## MATERIAL TO PROCESS

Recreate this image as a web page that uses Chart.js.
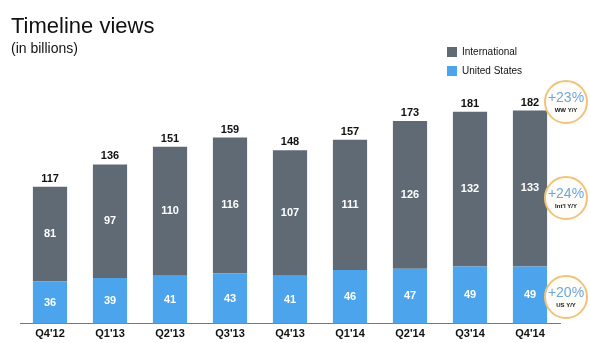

==

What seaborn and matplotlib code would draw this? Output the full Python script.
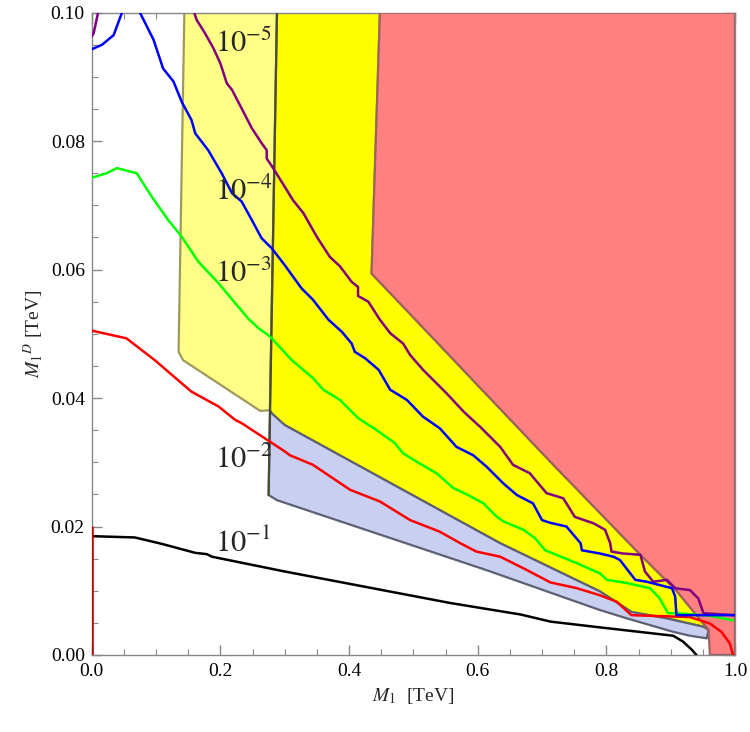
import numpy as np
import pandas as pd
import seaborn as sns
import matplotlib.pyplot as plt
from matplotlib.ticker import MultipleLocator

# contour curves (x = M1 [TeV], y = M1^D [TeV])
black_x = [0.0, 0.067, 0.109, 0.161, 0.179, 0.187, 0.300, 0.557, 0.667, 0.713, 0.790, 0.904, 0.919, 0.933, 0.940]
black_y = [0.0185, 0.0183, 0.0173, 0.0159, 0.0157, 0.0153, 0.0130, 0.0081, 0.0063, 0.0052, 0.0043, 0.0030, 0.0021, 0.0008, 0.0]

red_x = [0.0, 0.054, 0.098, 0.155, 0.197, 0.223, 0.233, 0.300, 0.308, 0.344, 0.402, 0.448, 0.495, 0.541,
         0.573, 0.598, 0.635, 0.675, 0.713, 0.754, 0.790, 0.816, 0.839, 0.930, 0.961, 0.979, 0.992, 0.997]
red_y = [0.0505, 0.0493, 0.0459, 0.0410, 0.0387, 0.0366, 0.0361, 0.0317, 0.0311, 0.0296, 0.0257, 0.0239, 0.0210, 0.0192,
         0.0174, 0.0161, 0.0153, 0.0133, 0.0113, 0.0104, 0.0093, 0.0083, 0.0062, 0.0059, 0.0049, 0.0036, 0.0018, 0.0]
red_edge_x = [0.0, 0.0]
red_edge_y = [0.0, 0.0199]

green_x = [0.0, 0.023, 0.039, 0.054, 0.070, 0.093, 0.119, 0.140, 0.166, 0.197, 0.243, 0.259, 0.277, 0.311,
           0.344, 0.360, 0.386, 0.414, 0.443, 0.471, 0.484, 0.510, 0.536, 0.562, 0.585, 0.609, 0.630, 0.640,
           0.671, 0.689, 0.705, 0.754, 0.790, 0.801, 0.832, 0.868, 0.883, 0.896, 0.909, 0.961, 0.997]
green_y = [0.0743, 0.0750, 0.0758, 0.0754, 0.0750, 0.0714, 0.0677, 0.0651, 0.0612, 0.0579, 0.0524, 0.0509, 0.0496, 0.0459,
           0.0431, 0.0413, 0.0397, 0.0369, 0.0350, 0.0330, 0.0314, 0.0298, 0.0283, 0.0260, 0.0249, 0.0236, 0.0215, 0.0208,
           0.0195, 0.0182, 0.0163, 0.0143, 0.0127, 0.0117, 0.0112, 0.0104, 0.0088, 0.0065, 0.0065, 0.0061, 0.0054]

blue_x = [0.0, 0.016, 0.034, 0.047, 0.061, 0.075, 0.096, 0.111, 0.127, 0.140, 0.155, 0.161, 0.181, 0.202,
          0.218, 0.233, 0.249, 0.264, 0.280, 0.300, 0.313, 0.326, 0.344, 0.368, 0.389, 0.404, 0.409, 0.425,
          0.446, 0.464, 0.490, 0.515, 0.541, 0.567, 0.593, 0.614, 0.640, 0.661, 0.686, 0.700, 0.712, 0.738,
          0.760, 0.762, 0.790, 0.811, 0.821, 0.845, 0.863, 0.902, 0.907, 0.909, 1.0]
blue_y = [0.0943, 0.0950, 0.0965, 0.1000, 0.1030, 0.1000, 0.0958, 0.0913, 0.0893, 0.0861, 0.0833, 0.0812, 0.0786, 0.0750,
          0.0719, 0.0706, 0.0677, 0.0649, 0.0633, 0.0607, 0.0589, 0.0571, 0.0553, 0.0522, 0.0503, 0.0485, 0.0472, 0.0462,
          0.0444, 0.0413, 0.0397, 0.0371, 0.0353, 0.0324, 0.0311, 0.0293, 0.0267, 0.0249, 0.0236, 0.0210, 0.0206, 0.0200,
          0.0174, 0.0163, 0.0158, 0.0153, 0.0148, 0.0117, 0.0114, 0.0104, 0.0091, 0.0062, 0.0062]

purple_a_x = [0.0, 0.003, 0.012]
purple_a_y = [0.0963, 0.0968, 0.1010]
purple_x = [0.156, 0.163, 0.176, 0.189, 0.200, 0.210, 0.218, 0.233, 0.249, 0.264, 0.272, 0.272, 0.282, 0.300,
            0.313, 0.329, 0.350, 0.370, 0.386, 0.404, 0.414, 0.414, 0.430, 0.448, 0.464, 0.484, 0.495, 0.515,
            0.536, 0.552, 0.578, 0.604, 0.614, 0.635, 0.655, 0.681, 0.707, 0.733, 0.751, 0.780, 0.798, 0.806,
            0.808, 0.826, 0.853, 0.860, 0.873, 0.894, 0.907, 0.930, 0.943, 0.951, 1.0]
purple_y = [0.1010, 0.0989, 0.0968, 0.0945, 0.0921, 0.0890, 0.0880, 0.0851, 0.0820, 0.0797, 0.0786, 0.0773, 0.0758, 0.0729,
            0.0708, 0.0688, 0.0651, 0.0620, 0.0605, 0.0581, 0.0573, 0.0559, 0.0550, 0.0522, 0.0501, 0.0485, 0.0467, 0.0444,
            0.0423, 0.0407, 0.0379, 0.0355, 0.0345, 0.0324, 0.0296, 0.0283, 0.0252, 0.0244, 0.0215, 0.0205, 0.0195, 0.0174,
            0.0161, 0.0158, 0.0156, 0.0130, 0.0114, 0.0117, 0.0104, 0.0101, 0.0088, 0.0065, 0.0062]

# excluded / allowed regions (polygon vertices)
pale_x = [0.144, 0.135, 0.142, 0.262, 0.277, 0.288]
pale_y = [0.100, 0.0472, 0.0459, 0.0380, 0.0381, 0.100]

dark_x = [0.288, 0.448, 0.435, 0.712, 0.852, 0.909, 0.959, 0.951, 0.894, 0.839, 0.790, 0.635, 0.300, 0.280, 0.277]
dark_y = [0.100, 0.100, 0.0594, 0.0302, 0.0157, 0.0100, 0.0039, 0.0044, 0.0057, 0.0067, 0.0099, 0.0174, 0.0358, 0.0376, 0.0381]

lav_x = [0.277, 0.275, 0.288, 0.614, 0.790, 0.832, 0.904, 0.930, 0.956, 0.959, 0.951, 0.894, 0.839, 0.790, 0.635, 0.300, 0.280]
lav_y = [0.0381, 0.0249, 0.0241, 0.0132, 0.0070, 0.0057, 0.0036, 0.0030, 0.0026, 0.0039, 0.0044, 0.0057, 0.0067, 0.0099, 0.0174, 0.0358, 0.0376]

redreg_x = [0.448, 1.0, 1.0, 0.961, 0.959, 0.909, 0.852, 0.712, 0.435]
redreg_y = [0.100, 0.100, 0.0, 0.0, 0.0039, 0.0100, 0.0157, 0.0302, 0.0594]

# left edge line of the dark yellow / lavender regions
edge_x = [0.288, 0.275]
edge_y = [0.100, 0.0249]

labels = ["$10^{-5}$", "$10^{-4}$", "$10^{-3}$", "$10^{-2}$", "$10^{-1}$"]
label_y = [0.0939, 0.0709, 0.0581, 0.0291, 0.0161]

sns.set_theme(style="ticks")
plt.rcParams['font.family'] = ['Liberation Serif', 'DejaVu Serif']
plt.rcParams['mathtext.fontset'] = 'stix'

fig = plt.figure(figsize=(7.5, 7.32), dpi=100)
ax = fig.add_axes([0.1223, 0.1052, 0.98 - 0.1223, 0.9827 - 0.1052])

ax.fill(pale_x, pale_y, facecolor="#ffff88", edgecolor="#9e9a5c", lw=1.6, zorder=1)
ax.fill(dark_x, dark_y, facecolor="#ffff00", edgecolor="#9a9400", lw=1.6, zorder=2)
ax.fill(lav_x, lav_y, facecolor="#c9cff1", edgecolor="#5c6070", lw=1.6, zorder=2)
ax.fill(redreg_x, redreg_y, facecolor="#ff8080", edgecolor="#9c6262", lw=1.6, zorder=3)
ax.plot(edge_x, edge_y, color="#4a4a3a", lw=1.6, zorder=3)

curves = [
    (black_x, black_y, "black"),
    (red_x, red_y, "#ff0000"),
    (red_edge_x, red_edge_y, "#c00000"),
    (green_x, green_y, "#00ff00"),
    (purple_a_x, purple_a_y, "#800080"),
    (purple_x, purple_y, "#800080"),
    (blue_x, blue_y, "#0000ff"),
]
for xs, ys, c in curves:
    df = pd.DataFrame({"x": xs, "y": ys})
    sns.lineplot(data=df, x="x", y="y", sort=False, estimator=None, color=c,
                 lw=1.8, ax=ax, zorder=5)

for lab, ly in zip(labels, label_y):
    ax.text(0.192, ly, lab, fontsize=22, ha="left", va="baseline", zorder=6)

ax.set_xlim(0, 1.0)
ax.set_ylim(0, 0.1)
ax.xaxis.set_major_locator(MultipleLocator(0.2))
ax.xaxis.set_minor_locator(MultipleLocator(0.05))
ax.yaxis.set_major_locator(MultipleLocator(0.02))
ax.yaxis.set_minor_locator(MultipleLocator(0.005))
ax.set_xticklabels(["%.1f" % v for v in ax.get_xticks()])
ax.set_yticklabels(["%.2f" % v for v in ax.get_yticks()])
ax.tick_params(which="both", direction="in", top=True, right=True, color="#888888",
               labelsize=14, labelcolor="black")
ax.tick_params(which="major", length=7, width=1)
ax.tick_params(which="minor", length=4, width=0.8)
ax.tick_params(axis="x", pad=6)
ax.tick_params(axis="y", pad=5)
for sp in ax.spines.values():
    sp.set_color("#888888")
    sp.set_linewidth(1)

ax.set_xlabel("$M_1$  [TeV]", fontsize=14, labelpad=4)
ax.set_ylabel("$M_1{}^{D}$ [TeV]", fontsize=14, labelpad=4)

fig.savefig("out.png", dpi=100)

## WORK TO BE COMPLETED
Copy, exactly as they stand, the lines from the one that holds "What seaborn and" to the one that holds "from matplotlib.ticker import MultipleLocator", both included, and drop every picture.

## WRITTEN ANSWER
What seaborn and matplotlib code would draw this? Output the full Python script.
import numpy as np
import pandas as pd
import seaborn as sns
import matplotlib.pyplot as plt
from matplotlib.ticker import MultipleLocator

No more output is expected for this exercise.